TI this week also is providing the first details of its planned migration to a 90-nanometer, or 0.09-micron, production process, which the company said will allow it to lower power consumption and double the transistor density and performance of its high-end DSPs and SPARC processors.

Last week, TI confirmed that it will cut its capital spending in 2002 to $800 million, from $1.8 billion last year. The company has already finished a series of fab upgrades that moved analog-IC production from 6 to 8in. wafers, and production of standard logic from 5 to 6in. platters.

While it is still flexing its manufacturing muscle, the company will increase its reliance on foundry capacity during the next capacity crunch, according to Bill Aylesworth, TI's senior vice president, treasurer, and chief financial officer.

"This time around, we plan to use our own capacity for what we think are the stable demand levels and use foundries to address peak demand, providing a buffer," Aylesworth said. "It's a tactical change. We're going to continue our own process development and the bulk of our capacity will remain internal."

It is significant but not surprising that a company like TI would increase its use of foundries, according to Mark Edelstone, an analyst at Morgan Stanley Dean Witter & Co., San Francisco.

"There's no question that the severity of this downturn was a wake-up call for everybody, and now everybody is trying to build in some degree of flexibility," Edelstone said.

TI currently outsources about 5% of its production to foundry partners, the bulk of which is handled by Anam Semiconductor Inc., a Korean manufacturer with which TI has a longstanding agreement. Aylesworth said there is no target for future foundry usage, but he added it's unlikely to grow to more than 20% of total production.

Meanwhile, TI is ramping 90nm production at its recently qualified DMOS6 fab here, the company's first 12-inch wafer facility.

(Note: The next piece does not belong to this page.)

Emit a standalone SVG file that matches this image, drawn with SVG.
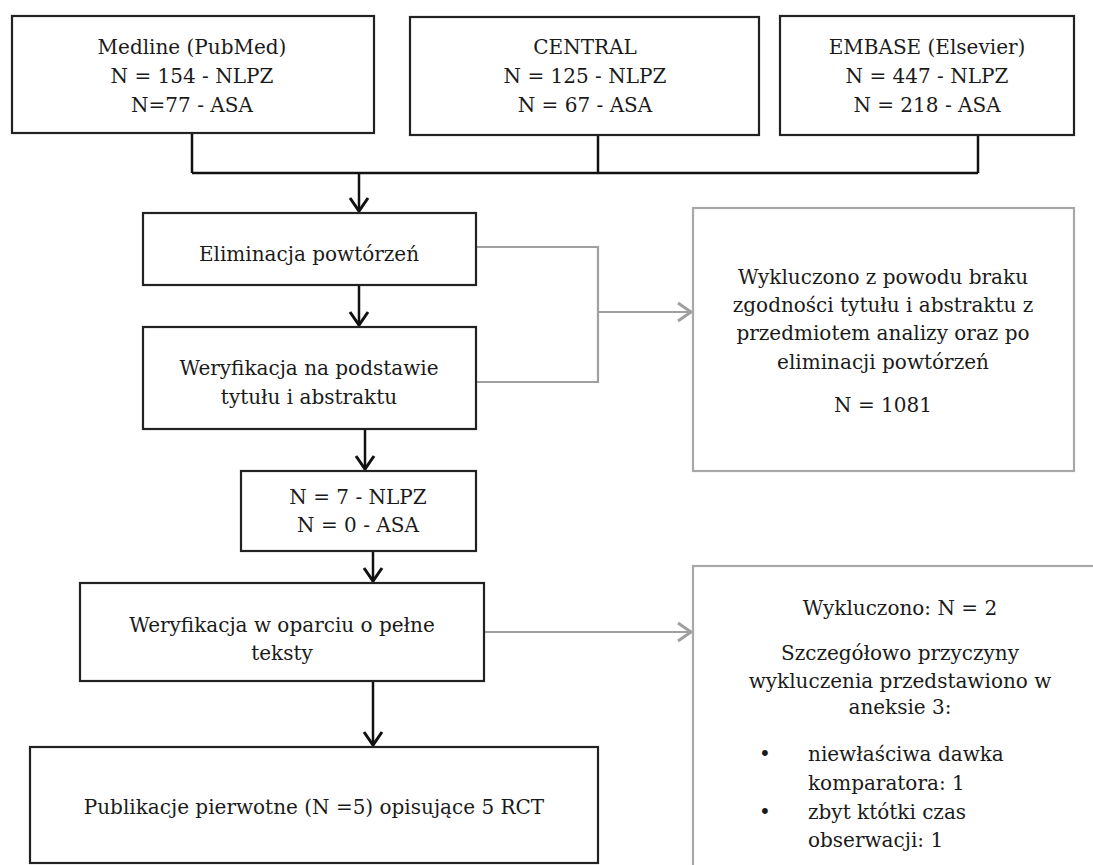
<svg xmlns="http://www.w3.org/2000/svg" width="1093" height="865" viewBox="0 0 1093 865">
<style>
text{font-family:"DejaVu Serif","Liberation Serif",serif;font-size:20px;fill:#1a1a1a;text-anchor:middle}
.box{fill:#fff;stroke:#222;stroke-width:2.2}
.gbox{fill:#fff;stroke:#a8a8a8;stroke-width:2.2}
.ln{fill:none;stroke:#111;stroke-width:2.5}
.gln{fill:none;stroke:#a0a0a0;stroke-width:2.2}
.l{text-anchor:start}
</style>
<defs>
<marker id="ah" markerUnits="userSpaceOnUse" markerWidth="30" markerHeight="30" refX="0" refY="0" viewBox="-15 -15 30 30" orient="auto" overflow="visible">
<path d="M-13,-9 L0,0 L-13,9" fill="none" stroke="#111" stroke-width="3"/>
</marker>
<marker id="gah" markerUnits="userSpaceOnUse" markerWidth="30" markerHeight="30" refX="0" refY="0" viewBox="-15 -15 30 30" orient="auto" overflow="visible">
<path d="M-13,-9 L0,0 L-13,9" fill="none" stroke="#a0a0a0" stroke-width="3"/>
</marker>
</defs>
<rect width="1093" height="865" fill="#fff"/>
<g id="connectors">
<path class="ln" d="M192,133 V173 M598,135 V173 M978,135 V173 M192,173 H978"/>
<path class="ln" d="M359,173 V211" marker-end="url(#ah)"/>
<path class="ln" d="M359,285 V325" marker-end="url(#ah)"/>
<path class="ln" d="M365,429 V469" marker-end="url(#ah)"/>
<path class="ln" d="M373,551 V581" marker-end="url(#ah)"/>
<path class="ln" d="M373,681 V745" marker-end="url(#ah)"/>
<path class="gln" d="M476,247 H598 V382 H476"/>
<path class="gln" d="M598,312 H691" marker-end="url(#gah)"/>
<path class="gln" d="M484,632 H691" marker-end="url(#gah)"/>
</g>
<g id="medline">
<rect class="box" x="12" y="16" width="362" height="117"/>
<text x="192" y="54">Medline (PubMed)</text>
<text x="192" y="83">N = 154 - NLPZ</text>
<text x="192" y="112">N=77 - ASA</text>
</g>
<g id="central">
<rect class="box" x="410" y="17" width="349" height="118"/>
<text x="585" y="54">CENTRAL</text>
<text x="585" y="83">N = 125 - NLPZ</text>
<text x="585" y="112">N = 67 - ASA</text>
</g>
<g id="embase">
<rect class="box" x="780" y="16" width="294" height="119"/>
<text x="927" y="54">EMBASE (Elsevier)</text>
<text x="927" y="83">N = 447 - NLPZ</text>
<text x="927" y="112">N = 218 - ASA</text>
</g>
<g id="eliminacja">
<rect class="box" x="143" y="213" width="333" height="72"/>
<text x="309" y="261">Eliminacja powtórzeń</text>
</g>
<g id="weryfikacja1">
<rect class="box" x="143" y="327" width="333" height="102"/>
<text x="309" y="375">Weryfikacja na podstawie</text>
<text x="309" y="404">tytułu i abstraktu</text>
</g>
<g id="wynik1">
<rect class="box" x="241" y="471" width="235" height="80"/>
<text x="358" y="504">N = 7 - NLPZ</text>
<text x="358" y="532">N = 0 - ASA</text>
</g>
<g id="weryfikacja2">
<rect class="box" x="80" y="583" width="404" height="98"/>
<text x="282" y="632">Weryfikacja w oparciu o pełne</text>
<text x="282" y="660">teksty</text>
</g>
<g id="publikacje">
<rect class="box" x="30" y="747" width="568" height="116"/>
<text x="314" y="814">Publikacje pierwotne (N =5) opisujące 5 RCT</text>
</g>
<g id="wykluczono1">
<rect class="gbox" x="693" y="208" width="381" height="263"/>
<text x="883" y="284">Wykluczono z powodu braku</text>
<text x="883" y="312">zgodności tytułu i abstraktu z</text>
<text x="883" y="340">przedmiotem analizy oraz po</text>
<text x="883" y="369">eliminacji powtórzeń</text>
<text x="883" y="412">N = 1081</text>
</g>
<g id="wykluczono2">
<rect class="gbox" x="693" y="566" width="420" height="320"/>
<text x="900" y="615">Wykluczono: N = 2</text>
<text x="900" y="660">Szczegółowo przyczyny</text>
<text x="900" y="688">wykluczenia przedstawiono w</text>
<text x="900" y="714">aneksie 3:</text>
<text x="765" y="761">•</text>
<text class="l" x="808" y="761">niewłaściwa dawka</text>
<text class="l" x="808" y="790">komparatora: 1</text>
<text x="765" y="819">•</text>
<text class="l" x="808" y="819">zbyt któtki czas</text>
<text class="l" x="808" y="847">obserwacji: 1</text>
</g>
</svg>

The new manufacturing lines are expected to keep overall capacity utilization at about 50% for at least another year, Aylesworth said.

Other top-tier manufacturers, such as IBM, Intel, and some of the leading pure-play foundries, are within a quarter or two of achieving similar processing capabilities and breaking the once formidable 0.10-micron barrier, said Hans Stork, TI's vice president of silicon technology development.

"As we come closer to the horizon, it appears the horizon is a little farther away than we originally thought," Stork said. "Ten years ago, people thought 0.10-micron was the end of the road, and now people are saying 0.01-micron is the end of the road."

TI is also qualifying 0.13-micron production this quarter, and plans to move into full production in the second quarter, according to Stork. Qualification of the 90nm lines is expected in the third quarter of 2003, with production by the end of next year.